Chen Yijun · Answer 15 · Wed Apr 22 2015 23:56:22 GMT+0800 (China Standard Time)

Agree. 👍

James Padolsey · Answer 16 · Sun Apr 26 2015 00:28:42 GMT+0800 (China Standard Time)

Until I find a better name for this it's gonna be called "NON_INLINE_PROSE":

findAndReplaceDOMText(document.getElementById('test'), {
  find: RegExp('\\b' + 'highlighted' + '\\b', 'gi'),
  forceContext: findAndReplaceDOMText.NON_INLINE_PROSE,
  wrap: 'em'
});

This will force a context on all of the following elements:

NON_PROSE_ELEMENTS = {
    // Block Elements
    address:1, article:1, aside:1, blockquote:1, canvas:1, dd:1, div:1,
    dl:1, fieldset:1, figcaption:1, figure:1, footer:1, form:1, h1:1, h2:1, h3:1,
    h4:1, h5:1, h6:1, header:1, hgroup:1, hr:1, main:1, nav:1, noscript:1, ol:1,
    output:1, p:1, pre:1, section:1, ul:1,
    // Other misc. elements that are not part of continuous inline prose:
    br:1, li: 1, summary: 1, dt:1, details:1,
    // Media / Source elements:
    script:1, style:1, img:1, video:1, audio:1, canvas:1, svg:1, map:1, object:1,
    // Input elements
    input:1, textarea:1, select:1, option:1, optgroup: 1, button:1,
    // Table related elements:
    table:1, tbody:1, thead:1, th:1, tr:1, td:1, caption:1, col:1, tfoot:1, colgroup:1
};

It's probably missing a few (let me know if you notice any). Thanks!

PR happening in #30 (shall merge soon I hope). I also need to add a chunk to the readme to explain what on earth this is all about :P

Chen Yijun · Answer 17 · Sun Apr 26 2015 01:03:27 GMT+0800 (China Standard Time)

Until I find a better name for this it's gonna be called "NON_INLINE_PROSE":

Awesome, I think that's comprehensible enough. 👍

It's probably missing a few (let me know if you notice any).
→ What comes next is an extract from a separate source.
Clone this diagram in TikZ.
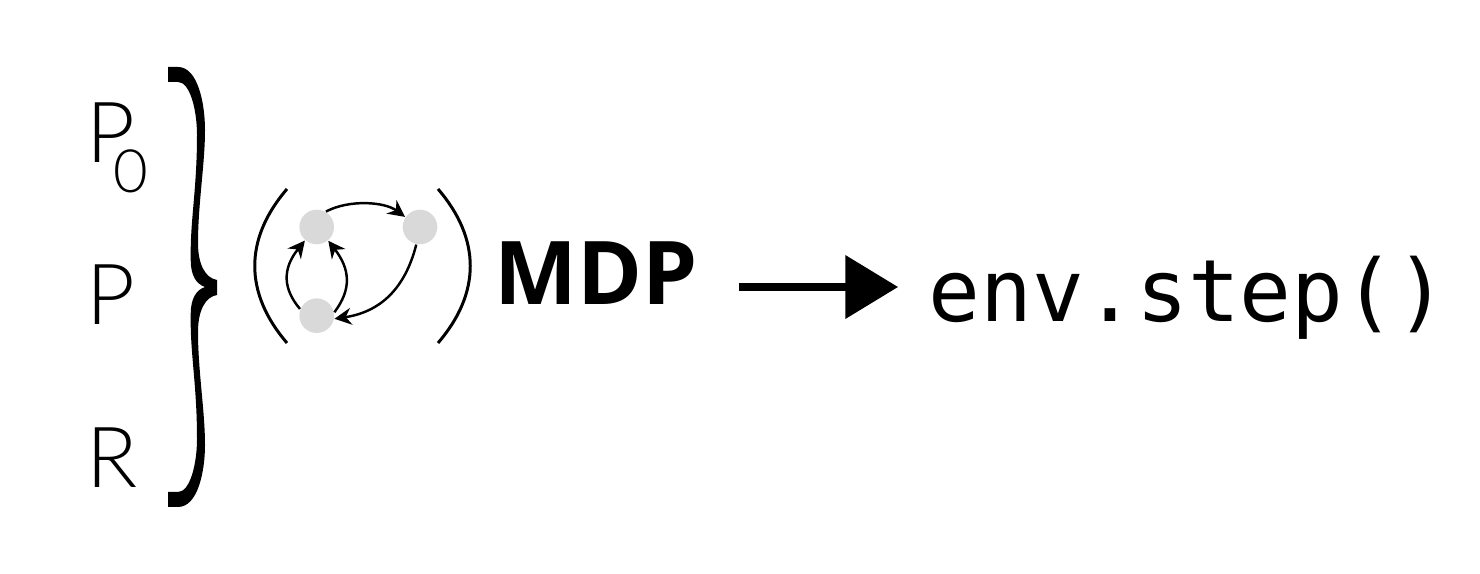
\documentclass[tikz,border=0pt]{standalone}
\usepackage{fontspec}
\usetikzlibrary{arrows.meta}
\setmainfont{Lato Light}
\newfontfamily\boldfont{Open Sans}
\newfontfamily\codefont{DejaVu Sans Mono}
\tikzset{
  state/.style={circle,fill=black!15,minimum size=34.6*0.2845pt,inner sep=0pt},
  flow/.style={line width=0.7pt,-{Stealth[length=4.8pt,width=4.8pt]}},
  paren/.style={line width=0.85pt},
  lbl/.style={anchor=base west,inner sep=0pt,font=\fontsize{24}{24}\selectfont},
}
\begin{document}
\begin{tikzpicture}[x=0.01cm,y=0.01cm]
\useasboundingbox (0,0) rectangle (1480,574);
\node[lbl] (pzero) at (86,411) {P\hspace*{-6.3pt}\raisebox{-8.5pt}{\fontsize{17}{17}\selectfont 0}};
\node[lbl] (ptrans) at (86,249) {P};
\node[lbl] (rew) at (86,86) {R};
% curly brace
\fill (168,507) -- (178,507) .. controls (198,507) and (205,470) .. (205,444)
  .. controls (205,410) and (198,370) .. (198,331) .. controls (198,310) and (205,296) .. (217,294)
  -- (217,279) .. controls (205,277) and (198,263) .. (198,242)
  .. controls (198,203) and (205,163) .. (205,129) .. controls (205,103) and (198,67) .. (178,67)
  -- (168,67) -- (168,82) -- (178,82) .. controls (190,82) and (197,110) .. (197,135)
  .. controls (197,190) and (190,220) .. (190.7,260) .. controls (190.7,275) and (196,284) .. (205,287)
  .. controls (196,290) and (190.7,299) .. (190.7,314) .. controls (190,354) and (197,384) .. (197,439)
  .. controls (197,464) and (190,492) .. (178,492) -- (168,492) -- cycle;
% matrix brackets
\draw[paren] (287,385) .. controls (244,335) and (244,281) .. (287,231);
\draw[paren] (438,385) .. controls (481,335) and (481,281) .. (438,231);
\node[state] (a) at (316.7,347) {};
\node[state] (b) at (420,347) {};
\node[state] (c) at (316.7,258.3) {};
\draw[flow] (a.59) .. controls (350,375) and (385,372) .. (b.146);
\draw[flow] (b.258) .. controls (405,285) and (380,262) .. (c.-10);
\draw[flow] (c.158) .. controls (283,285) and (282,305) .. (a.229);
\draw[flow] (c.11) .. controls (352,285) and (350,305) .. (a.-50);
\node[inner sep=0pt,anchor=base west,text height=16.5pt,text depth=6.3pt,font=\boldfont\bfseries\fontsize{25}{25}\selectfont] (mdp) at (494,269) {MDP};
\node[inner sep=0pt,anchor=base west,text height=21.3pt,text depth=1.4pt,font=\codefont\fontsize{24.5}{25}\selectfont] (env) at (928,252) {env.step()};
\draw[line width=2.2pt,-{Triangle[length=15pt,width=17.6pt]},shorten <=11.5pt,shorten >=8.5pt] (mdp.east) -- (env.west);
\end{tikzpicture}
\end{document}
I would like to suggest we add rp, rt and rtc, but exclude ruby and rb. The rt element is used to wrap the annotation for its corresponding inline text run, while rp is used to provide fallback. Their box display attribute would not be inline as well. For example,

He invented <ruby>WWW<rp>(<rt>world wide web<rp>)</ruby> that helps people connect to one another.

Well, maybe they belong to those who need ignoring instead?

As for ruby and rb, they are both inline and part of the main content. Would make more sense for them to remain outside of the list.

And what do you think about the elements designed for web component such as template?

James Padolsey · Answer 18 · Sun Apr 26 2015 04:05:34 GMT+0800 (China Standard Time)

Cool, I've added rp, rt and rtc.

Right now there's no easy way to filter out non-prose elements completely. So, even though they can now have "forced contexts" via NON_INLINE_PROSE, things like <style> and <script> are, by default, still searched.

So... I think it'd be worth adding a "prose" preset, like:

findAndReplaceDOMText(..., {
  preset: 'prose'
});

And it could do the following:

Only searches textual elements (not STYLE, SCRIPT, OBJECT, etc.)
- I.e. they're completely avoided/skipped
Forces contexts using the NON_INLINE_PROSE set of elements

It would also avoid <template>.

Seems like this is the most sensible/common usage of the lib, and it wouldn't be a breaking change since it's a brand new option. Thoughts?

Ilya Khorev · Answer 19 · Sun Apr 26 2015 17:28:18 GMT+0800 (China Standard Time)

Excellent!

I thought styles, scripts, etc are already skipped by your function. If not, it would be a good option.
It's worth making this as a default behavior.

Chen Yijun · Answer 20 · Sun Apr 26 2015 20:48:04 GMT+0800 (China Standard Time)

Seems like this is the most sensible/common usage of the lib, and it wouldn't be a breaking change since it's a brand new option. Thoughts?

Agree. 🌈

James Padolsey · Answer 21 · Tue Apr 28 2015 19:07:16 GMT+0800 (China Standard Time)

Ok, all shipped (0.4.3). 🐑